Actionable Steps for Today’s Financial Reality
History isn't just for textbooks. It’s for your brokerage account. The lessons from 1884 are surprisingly practical if you want to avoid being the next person caught in a hoax.
Check the "Inside Track" Logic
If someone tells you they have a "secret" way to get government contracts or an "exclusive" algorithm that beats the market every time, they are lying. Period. Ferdinand Ward’s biggest weapon was the "secret" nature of his business. Real, sustainable wealth is rarely built in the dark.
Diversify Beyond the Hype
The people who lost everything in 1884 were often those who had moved all their cash into Grant & Ward because of the high interest rates. If one institution seems too good to be true, keep your "boring" money elsewhere.

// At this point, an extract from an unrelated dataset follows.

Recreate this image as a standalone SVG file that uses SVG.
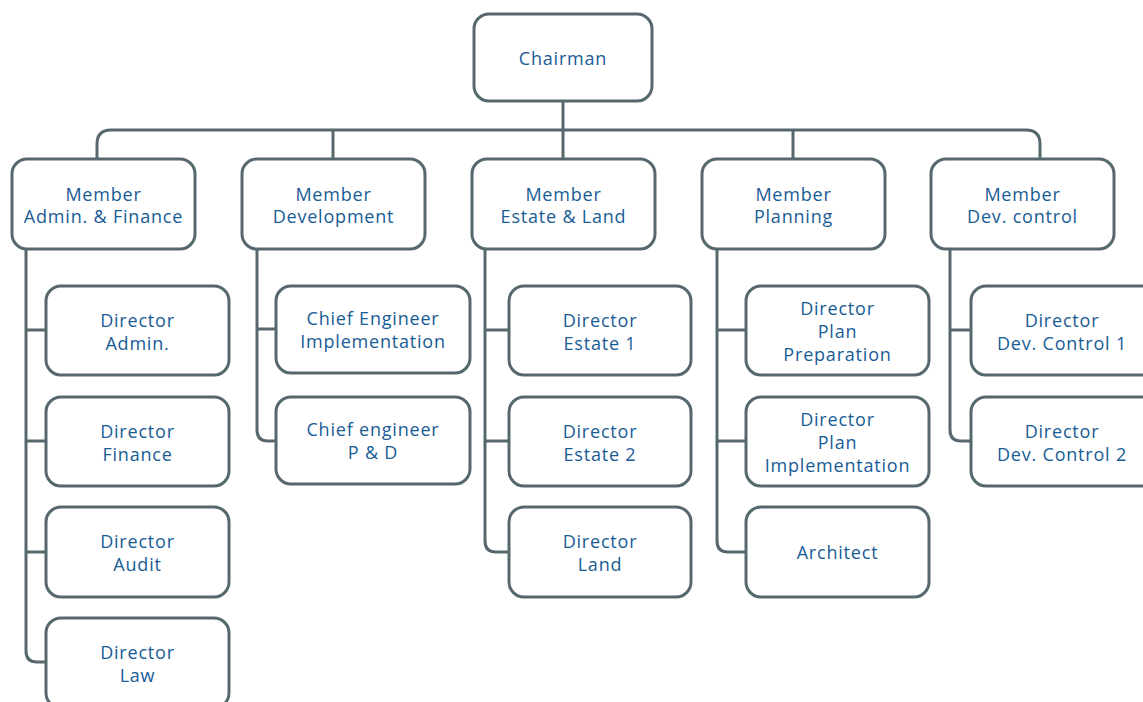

Understand Counterparty Risk
Ask yourself: If my bank’s biggest borrower went bust tomorrow, what happens to me? You can find this info in annual reports or SEC filings for modern banks. It’s a bit dry, sure, but it’s better than waking up to a "Closed" sign on the front door.
Vet the Leadership, Not Just the Face
Grant was the face, but Ward was the lead. Always look at who is actually moving the money, not just whose name is on the building. Fame is not a substitute for fiduciary responsibility.
The Great Bank Hoax of 1884 reminds us that trust is the most expensive commodity in the world. Once it's gone, no amount of gold can bring it back. If you're feeling uneasy about a new "revolutionary" financial trend, remember Ferdinand Ward. He had the top hats, the fancy office, and the former President. He also had absolutely nothing in the vault.
Keep your eyes open and your ledger balanced. Don't let the next great hoax be the one that features your bank account.